--- Start of Material ---

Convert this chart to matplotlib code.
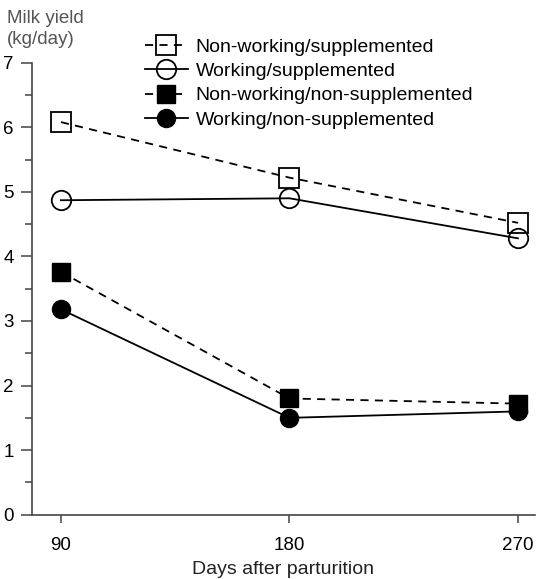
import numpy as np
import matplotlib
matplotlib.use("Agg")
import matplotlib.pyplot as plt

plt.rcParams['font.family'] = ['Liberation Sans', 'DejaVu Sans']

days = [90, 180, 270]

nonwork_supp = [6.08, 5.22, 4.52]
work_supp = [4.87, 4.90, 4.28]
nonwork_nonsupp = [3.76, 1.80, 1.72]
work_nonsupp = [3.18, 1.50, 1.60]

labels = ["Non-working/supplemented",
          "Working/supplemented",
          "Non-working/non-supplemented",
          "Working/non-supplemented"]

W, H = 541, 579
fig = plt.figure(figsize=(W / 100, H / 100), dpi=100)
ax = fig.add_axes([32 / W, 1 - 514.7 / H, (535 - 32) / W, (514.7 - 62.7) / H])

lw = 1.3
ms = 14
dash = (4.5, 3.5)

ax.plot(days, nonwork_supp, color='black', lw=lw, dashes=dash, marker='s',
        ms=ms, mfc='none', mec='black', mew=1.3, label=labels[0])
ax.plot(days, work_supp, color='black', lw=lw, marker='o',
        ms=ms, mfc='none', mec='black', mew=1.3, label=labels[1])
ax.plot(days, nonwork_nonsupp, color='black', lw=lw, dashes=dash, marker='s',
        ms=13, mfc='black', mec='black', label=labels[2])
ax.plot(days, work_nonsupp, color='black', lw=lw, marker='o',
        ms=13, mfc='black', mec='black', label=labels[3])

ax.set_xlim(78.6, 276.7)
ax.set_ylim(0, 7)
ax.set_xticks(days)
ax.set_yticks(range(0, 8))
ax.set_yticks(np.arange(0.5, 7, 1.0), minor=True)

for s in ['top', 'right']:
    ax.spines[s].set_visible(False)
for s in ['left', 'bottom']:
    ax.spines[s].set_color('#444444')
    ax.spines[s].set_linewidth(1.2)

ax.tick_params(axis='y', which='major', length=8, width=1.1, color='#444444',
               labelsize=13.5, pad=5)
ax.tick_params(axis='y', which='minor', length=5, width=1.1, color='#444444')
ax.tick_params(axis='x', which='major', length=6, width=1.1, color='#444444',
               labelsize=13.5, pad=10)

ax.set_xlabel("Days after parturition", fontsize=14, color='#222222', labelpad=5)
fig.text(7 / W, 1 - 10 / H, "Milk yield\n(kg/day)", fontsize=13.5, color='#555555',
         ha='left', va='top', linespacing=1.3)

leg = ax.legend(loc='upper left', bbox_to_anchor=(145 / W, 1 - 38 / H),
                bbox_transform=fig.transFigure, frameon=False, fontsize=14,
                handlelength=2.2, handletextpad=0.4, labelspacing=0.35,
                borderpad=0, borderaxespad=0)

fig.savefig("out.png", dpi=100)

--- End of Material ---

Return the material line for line, from its beginning to the line that contains "borderpad=0, borderaxespad=0)", with the pictures left out.

Solved exercise ->
Convert this chart to matplotlib code.
import numpy as np
import matplotlib
matplotlib.use("Agg")
import matplotlib.pyplot as plt

plt.rcParams['font.family'] = ['Liberation Sans', 'DejaVu Sans']

days = [90, 180, 270]

nonwork_supp = [6.08, 5.22, 4.52]
work_supp = [4.87, 4.90, 4.28]
nonwork_nonsupp = [3.76, 1.80, 1.72]
work_nonsupp = [3.18, 1.50, 1.60]

labels = ["Non-working/supplemented",
          "Working/supplemented",
          "Non-working/non-supplemented",
          "Working/non-supplemented"]

W, H = 541, 579
fig = plt.figure(figsize=(W / 100, H / 100), dpi=100)
ax = fig.add_axes([32 / W, 1 - 514.7 / H, (535 - 32) / W, (514.7 - 62.7) / H])

lw = 1.3
ms = 14
dash = (4.5, 3.5)

ax.plot(days, nonwork_supp, color='black', lw=lw, dashes=dash, marker='s',
        ms=ms, mfc='none', mec='black', mew=1.3, label=labels[0])
ax.plot(days, work_supp, color='black', lw=lw, marker='o',
        ms=ms, mfc='none', mec='black', mew=1.3, label=labels[1])
ax.plot(days, nonwork_nonsupp, color='black', lw=lw, dashes=dash, marker='s',
        ms=13, mfc='black', mec='black', label=labels[2])
ax.plot(days, work_nonsupp, color='black', lw=lw, marker='o',
        ms=13, mfc='black', mec='black', label=labels[3])

ax.set_xlim(78.6, 276.7)
ax.set_ylim(0, 7)
ax.set_xticks(days)
ax.set_yticks(range(0, 8))
ax.set_yticks(np.arange(0.5, 7, 1.0), minor=True)

for s in ['top', 'right']:
    ax.spines[s].set_visible(False)
for s in ['left', 'bottom']:
    ax.spines[s].set_color('#444444')
    ax.spines[s].set_linewidth(1.2)

ax.tick_params(axis='y', which='major', length=8, width=1.1, color='#444444',
               labelsize=13.5, pad=5)
ax.tick_params(axis='y', which='minor', length=5, width=1.1, color='#444444')
ax.tick_params(axis='x', which='major', length=6, width=1.1, color='#444444',
               labelsize=13.5, pad=10)

ax.set_xlabel("Days after parturition", fontsize=14, color='#222222', labelpad=5)
fig.text(7 / W, 1 - 10 / H, "Milk yield\n(kg/day)", fontsize=13.5, color='#555555',
         ha='left', va='top', linespacing=1.3)

leg = ax.legend(loc='upper left', bbox_to_anchor=(145 / W, 1 - 38 / H),
                bbox_transform=fig.transFigure, frameon=False, fontsize=14,
                handlelength=2.2, handletextpad=0.4, labelspacing=0.35,
                borderpad=0, borderaxespad=0)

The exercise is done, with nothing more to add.